It was this past August when I toed the line for Beach to Beacon, a very exciting 10k put on by Joan Benoit Samuelson every year in Portland, Maine. Conveniently my family happens to go to Northeast Harbor, Maine every August, but this was the first time it worked for my schedule to do the race and I was thrilled. Finally after having my son, Ramsey, I was really beginning to feel like a runner again. I was roughly seven weeks into being coached by Magda and I was the fittest I had been in months.
After the three-hour drive from Northeast Harbor to Portland with my husband, dad and Ramsey, everything was going perfectly. A delicious pre-race dinner, stroll through the cobble stone streets of Portland and very restful night sleep, I wouldn’t have changed a thing. It wasn’t until the warm up that I knew something was off. Nothing specific hurt, but nothing felt especially good either. Granted that I didn’t feel great, I brushed it off as nerves. Just to be sure however, I asked my husband if he could run it with me (he is a professional triathlete and former UNC runner, so he can still school me any day of the week). Plus our anniversary was the next day and I thought it would be fun for us to run together, somehow having him there made me feel better about not having a great warm up.
A mile into the race, which is roughly all down hill, I knew something was still off. It was so hard to breath! I am one of those runners who never has breathing issues; it’s always my legs that get me first. I have always considered my endurance strength to be my best quality as a runner, so sucking wind in the first mile of the race was a foreign feeling for me. The first mile certainly wasn’t slow (5:08 or so), but it was downhill and I was hanging on to the back of the elite pack of women for dear life. Before I knew it, I was loosing the lead pack by the second. My husband looked over at me and asked why I wasn’t going with them. Under my very heavy breathing, I just said, “I can’t” and I think that was the last thing I could mutter out the entire race.

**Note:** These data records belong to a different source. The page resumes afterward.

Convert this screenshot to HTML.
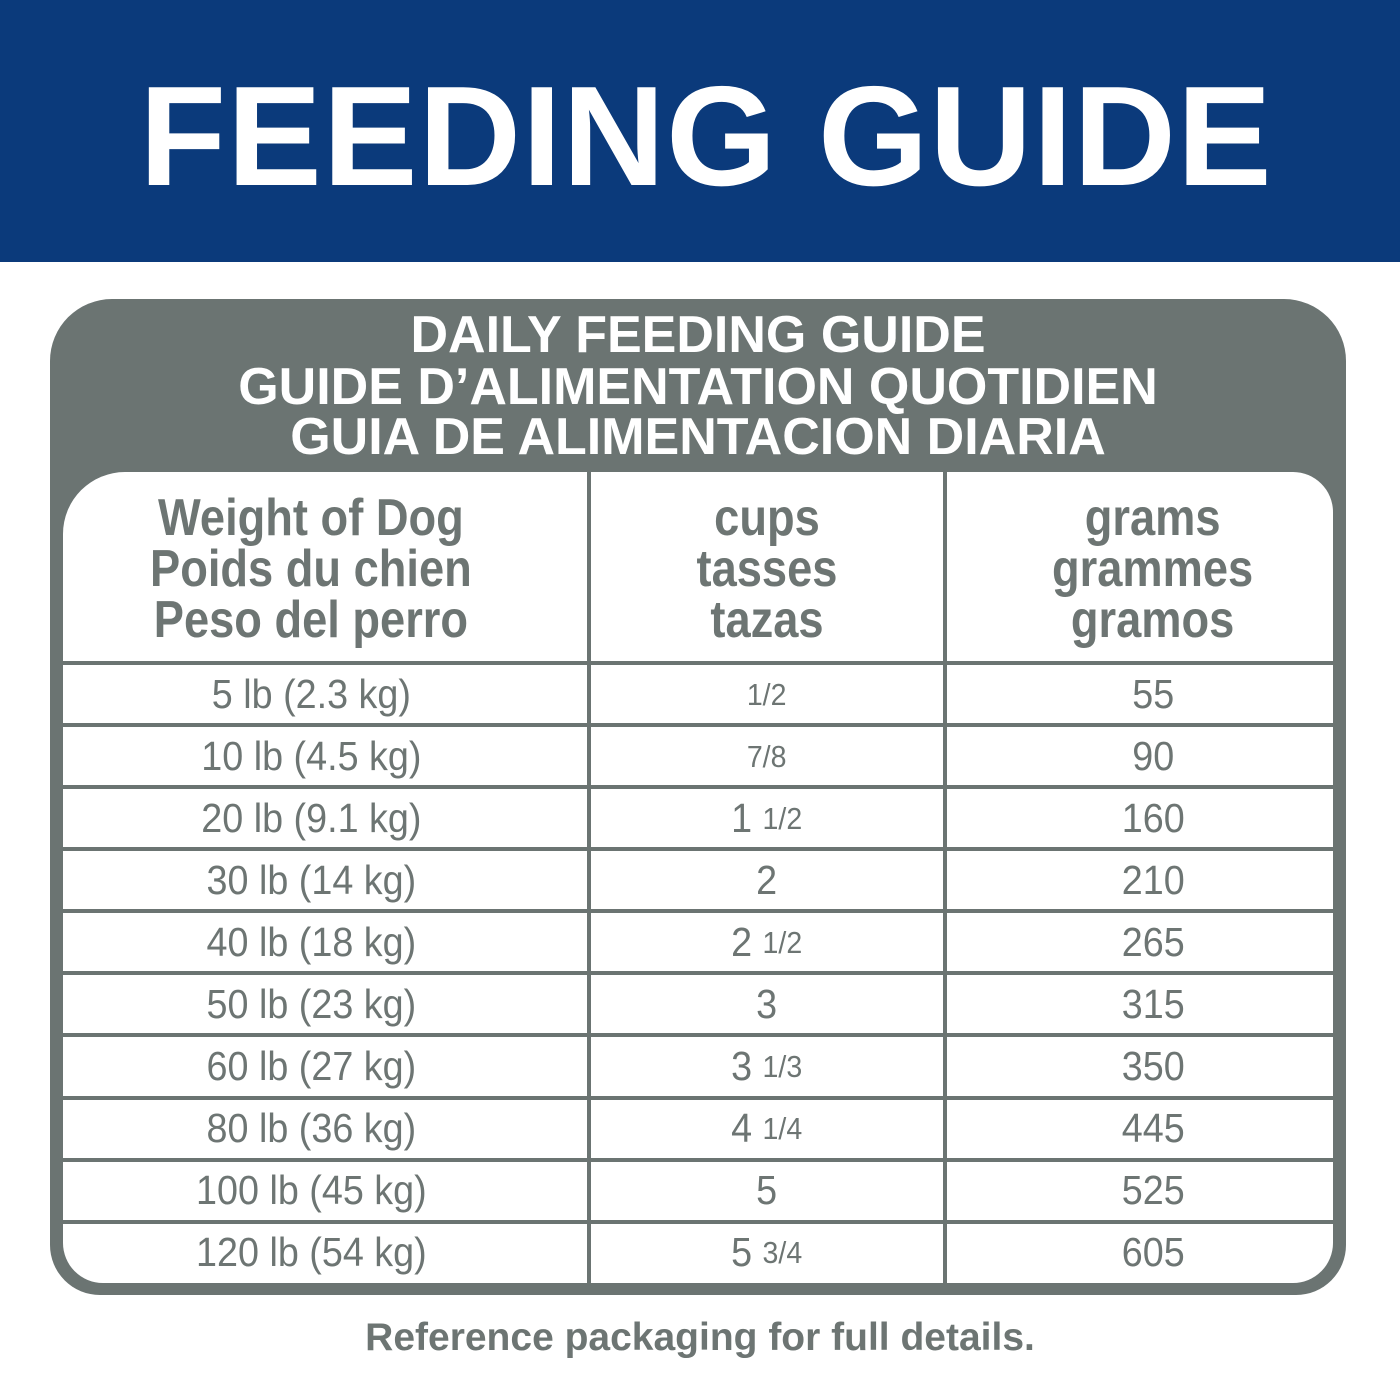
<!DOCTYPE html>
<html><head><meta charset="utf-8"><style>
*{margin:0;padding:0;box-sizing:border-box}
body{width:1400px;height:1400px;background:#fff;position:relative;overflow:hidden;font-family:"Liberation Sans",sans-serif}
.band{position:absolute;left:0;top:0;width:1400px;height:262px;background:#0b3a7b}
.title{position:absolute;left:6px;top:52px;width:1400px;text-align:center;color:#fff;font-weight:bold;font-size:142px;letter-spacing:1px;line-height:170px}
.panel{position:absolute;left:50px;top:299px;width:1296px;height:996px;background:#6b7472;border-radius:62px 62px 50px 50px}
.sub{position:absolute;left:50px;width:1296px;text-align:center;color:#fff;font-weight:bold;font-size:52px;line-height:52px}
.inner{position:absolute;left:63px;top:472px;width:1270px;height:811px;background:#fff;border-radius:62px 40px 40px 40px;overflow:hidden}
.vl{position:absolute;top:472px;height:811px;width:4px;background:#6b7472}
.hl{position:absolute;left:63px;width:1270px;height:4px;background:#6b7472}
.c{position:absolute;text-align:center;color:#6d7573;white-space:nowrap}
.h span{display:inline-block;transform:scaleX(0.87)}
.r span.w{display:inline-block;transform:scaleX(0.92)}
.h{font-weight:bold;font-size:52px;line-height:51px}
.r{font-size:41px;line-height:62px}
.f{font-size:31px;line-height:0;position:relative;top:-3px}
.foot{position:absolute;left:0;top:1316px;width:1400px;text-align:center;color:#6d7573;font-weight:bold;font-size:39px}
</style></head><body>
<div class="band"></div>
<div class="title">FEEDING GUIDE</div>
<div class="panel"></div>
<div class="sub" style="top:309px">DAILY FEEDING GUIDE</div>
<div class="sub" style="top:361px">GUIDE D’ALIMENTATION QUOTIDIEN</div>
<div class="sub" style="top:411px">GUIA DE ALIMENTACION DIARIA</div>
<div class="inner"></div>
<div class="vl" style="left:587px"></div>
<div class="vl" style="left:943px"></div>
<div class="hl" style="top:661px"></div>
<div class="hl" style="top:723px"></div>
<div class="hl" style="top:785px"></div>
<div class="hl" style="top:847px"></div>
<div class="hl" style="top:909px"></div>
<div class="hl" style="top:971px"></div>
<div class="hl" style="top:1033px"></div>
<div class="hl" style="top:1096px"></div>
<div class="hl" style="top:1158px"></div>
<div class="hl" style="top:1220px"></div>

<div class="c h" style="left:61px;width:500px;top:493px"><span>Weight of Dog<br>Poids du chien<br>Peso del perro</span></div>
<div class="c h" style="left:591px;width:352px;top:493px"><span>cups<br>tasses<br>tazas</span></div>
<div class="c h" style="left:953px;width:400px;top:493px"><span>grams<br>grammes<br>gramos</span></div>

<div class="c r" style="left:61px;width:500px;top:663px"><span class="w">5 lb (2.3 kg)<br>10 lb (4.5 kg)<br>20 lb (9.1 kg)<br>30 lb (14 kg)<br>40 lb (18 kg)<br>50 lb (23 kg)<br>60 lb (27 kg)<br>80 lb (36 kg)<br>100 lb (45 kg)<br>120 lb (54 kg)</span></div>
<div class="c r" style="left:591px;width:352px;top:663px"><span class="w"><span class="f">1/2</span><br><span class="f">7/8</span><br>1 <span class="f">1/2</span><br>2<br>2 <span class="f">1/2</span><br>3<br>3 <span class="f">1/3</span><br>4 <span class="f">1/4</span><br>5<br>5 <span class="f">3/4</span></span></div>
<div class="c r" style="left:953px;width:400px;top:663px"><span class="w">55<br>90<br>160<br>210<br>265<br>315<br>350<br>445<br>525<br>605</span></div>

<div class="foot">Reference packaging for full details.</div>
</body></html>
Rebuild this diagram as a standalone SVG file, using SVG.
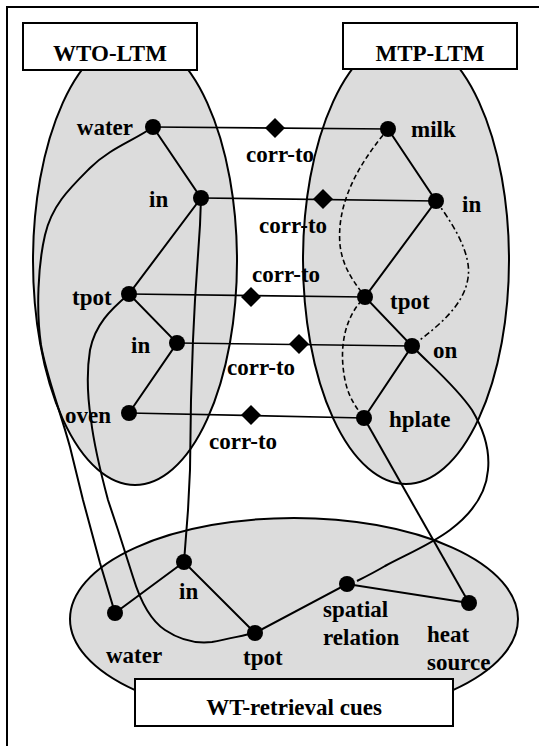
<svg xmlns="http://www.w3.org/2000/svg" width="539" height="746" viewBox="0 0 539 746">
<style>
.region{fill:#dcdcdc;stroke:#000;stroke-width:2}
.box{fill:#fff;stroke:#000;stroke-width:2}
.edge{fill:none;stroke:#000;stroke-width:2}
.corr{fill:none;stroke:#000;stroke-width:1.7}
.dash{fill:none;stroke:#000;stroke-width:1.6;stroke-dasharray:5,3}
.dashdot{fill:none;stroke:#000;stroke-width:1.6;stroke-dasharray:6,3,2,3}
.dot{fill:#000}
.dia{fill:#000}
</style>
<rect width="539" height="746" fill="#fff"/>
<path d="M7,760 V7 H560" fill="none" stroke="#000" stroke-width="2"/>
<g id="regions">
<ellipse id="wto-region" class="region" cx="135" cy="261" rx="102" ry="224"/>
<ellipse id="mtp-region" class="region" cx="406" cy="260" rx="103" ry="224"/>
<ellipse id="wt-region" class="region" cx="294" cy="619" rx="224" ry="101"/>
</g>
<g font-family="'Liberation Serif', 'DejaVu Serif', 'Times New Roman', serif" font-weight="bold" font-size="23" fill="#000">
<g id="wto-ltm"><rect class="box" x="23" y="23" width="174" height="47"/><text x="110" y="61" text-anchor="middle">WTO-LTM</text></g>
<g id="mtp-ltm"><rect class="box" x="343" y="23" width="174" height="46"/><text x="430" y="61" text-anchor="middle">MTP-LTM</text></g>
<g id="wt-cues"><rect class="box" x="135" y="679" width="318" height="47"/><text x="294" y="715" text-anchor="middle">WT-retrieval cues</text></g>
<g id="connectors">
<path class="corr" d="M153,127 L388,129"/>
<path class="corr" d="M201,198 L436,201"/>
<path class="corr" d="M129,294 L365,297"/>
<path class="corr" d="M177,343 L412,346"/>
<path class="corr" d="M129,413 L364,418"/>
<path class="edge" d="M153,127 L201,198 L129,294 L177,343 L129,413"/>
<path class="edge" d="M388,129 L436,201 L365,297 L412,346 L364,418"/>
<path class="edge" d="M115,613 L184,562 L255,633 L347,584 L469,603"/>
<path class="edge" d="M153,127 C135,140 110,148 90,168 C70,188 52,205 45,235 C38,265 36,310 41,345 C46,375 60,410 70,447 L83,500 L100,563 L115,613"/>
<path class="edge" d="M129,294 C110,310 95,325 90,350 C86,375 88,400 91,420 C94,445 100,470 108,500 L118,530 L133,577 C140,600 150,620 165,630 C180,640 195,644 212,642 C228,639 240,636 255,633"/>
<path class="edge" d="M201,198 L200,225 L198,255 L195,300 L193,340 L191,400 L190,470 L188,510 L184,562"/>
<path class="edge" d="M412,346 C430,365 455,385 472,410 C484,430 490,450 488,470 C486,495 470,515 450,530 C430,545 405,555 385,566 C375,572 365,577 357,581"/>
<path class="edge" d="M364,418 L469,603"/>
<path class="dash" d="M388,129 C362,160 336,200 340,245 C343,270 356,284 365,297 C346,315 338,345 345,380 C348,395 354,405 364,418"/>
<path class="dashdot" d="M436,201 C454,225 472,255 468,278 C464,305 440,325 412,346"/>
<polygon class="dia" points="275,118 285,128 275,138 265,128"/>
<polygon class="dia" points="323,189 333,199 323,209 313,199"/>
<polygon class="dia" points="251,287 261,297 251,307 241,297"/>
<polygon class="dia" points="299,334 309,344 299,354 289,344"/>
<polygon class="dia" points="251,405 261,415 251,425 241,415"/>
</g>
<g id="corr-labels">
<text x="246" y="162">corr-to</text>
<text x="259" y="233">corr-to</text>
<text x="252" y="282">corr-to</text>
<text x="227" y="375">corr-to</text>
<text x="209" y="449">corr-to</text>
</g>
<g id="n-water-wto"><circle class="dot" cx="153" cy="127" r="8"/><text x="133" y="135" text-anchor="end">water</text></g>
<g id="n-in1-wto"><circle class="dot" cx="201" cy="198" r="8"/><text x="149" y="207">in</text></g>
<g id="n-tpot-wto"><circle class="dot" cx="129" cy="294" r="8"/><text x="72" y="305">tpot</text></g>
<g id="n-in2-wto"><circle class="dot" cx="177" cy="343" r="8"/><text x="131" y="353">in</text></g>
<g id="n-oven-wto"><circle class="dot" cx="129" cy="413" r="8"/><text x="65" y="423">oven</text></g>
<g id="n-milk-mtp"><circle class="dot" cx="388" cy="129" r="8"/><text x="411" y="137">milk</text></g>
<g id="n-in-mtp"><circle class="dot" cx="436" cy="201" r="8"/><text x="462" y="212">in</text></g>
<g id="n-tpot-mtp"><circle class="dot" cx="365" cy="297" r="8"/><text x="390" y="309">tpot</text></g>
<g id="n-on-mtp"><circle class="dot" cx="412" cy="346" r="8"/><text x="433" y="358">on</text></g>
<g id="n-hplate-mtp"><circle class="dot" cx="364" cy="418" r="8"/><text x="389" y="427">hplate</text></g>
<g id="n-water-wt"><circle class="dot" cx="115" cy="613" r="8"/><text x="106" y="663">water</text></g>
<g id="n-in-wt"><circle class="dot" cx="184" cy="562" r="8"/><text x="179" y="599">in</text></g>
<g id="n-tpot-wt"><circle class="dot" cx="255" cy="633" r="8"/><text x="243" y="665">tpot</text></g>
<g id="n-spatial-wt"><circle class="dot" cx="347" cy="584" r="8"/><text x="323" y="617">spatial</text><text x="323" y="645">relation</text></g>
<g id="n-heat-wt"><circle class="dot" cx="469" cy="603" r="8"/><text x="427" y="642">heat</text><text x="427" y="670">source</text></g>
</g>
</svg>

Mile after mile just kept getting slower and slower. Finally there was only one to go, and I barley pulled off a 5:30 (which was a vast improvement from the 5:50 I had run before). Before this race, I was sure this race was going to be a PR for me on the roads. “Low 33’s for sure at the worst” I believe were my words in the car on the way there. When I looked up at the clock coming through the line I couldn’t believe my eyes. 35:42! I hadn’t run that slow since, well ever in my life! I literally had no excuse. I was over two minutes slower than what I had planned on running and nothing like this had ever happened to me before.
It was at that moment it occurred to me what had just happened. It was at this time two years earlier that we found out that we were pregnant with our son Ramsey and two years before that that we got engaged. The only excuse I had and was sure about was that I was pregnant! There is just something about early August in my life when exciting things happen, planned or not! After a trip to the drug store as soon as possible, my prediction was correct. I was pregnant.
I was relieved to have a terrific excuse for my poor performance (your heart rate goes up close to 20 beats per minute when you are pregnant in the first trimester, this explained my inability to breath), but I was also confused. Finally on the right track to running fast after being injured, then pregnant, this next pregnancy came as a bit of a shock and felt like the wrong time. After some self reflecting and embracing the news however, I realized as a runner, there is never a “right time”. I decided that I am thankful to get the whole baby chapter of my life done in my mid-twenties, as my long-term goals are to have success in the longer distances, which usually comes with age anyways.
Additionally, the journey of being a mother is so much more rewarding and fun than I could ever have imagined. By having another baby close to the first, my family will be complete (for at least the next 6-7 years at least, not ruling out a third) and I can truly focus on running goals and perusing a career as a professional, something I still have yet to do since graduating from Duke in 2006.
At almost six months in, my training has been going tremendously. I have been able to hold 60 miles a week with two effort-based workouts (much more than I did during my first pregnancy). It was also inspiring to read about Carrie Tollefson, Paula Radcliffe and Kara Goucher through their pregnancies. I am in good company as well with Deena Kastor who is due a few weeks before me. Of course it always helps having a coach who has been through it also (Magda has been a tremendous support for my pursuing my running goals despite this nine month detour!)
Running pregnant is an interesting process. Your body is slowly growing and hormones are changing- all in a way that makes you feel a little less comfortable everyday. Obstacles such as constant bladder pressure and flat feet get worse by the day. Sticking to it and knowing it is only temporary always helps. The reward of a baby (Girl in our case!) reminds me that that every time eight miles feels like twenty, it will all be worth it in the end.
People say that having babies makes you a stronger runner. I think that they immediately assume that it is because if you can endure the pain of labor, then the pain of a 10k is nothing. I don’t think it is the labor specifically that makes you stronger, but the pregnancy itself. Getting out there everyday and putting one foot in front of the other during a time that your body really just wants to lay down and get fat, is the best time in the world to truly get tough.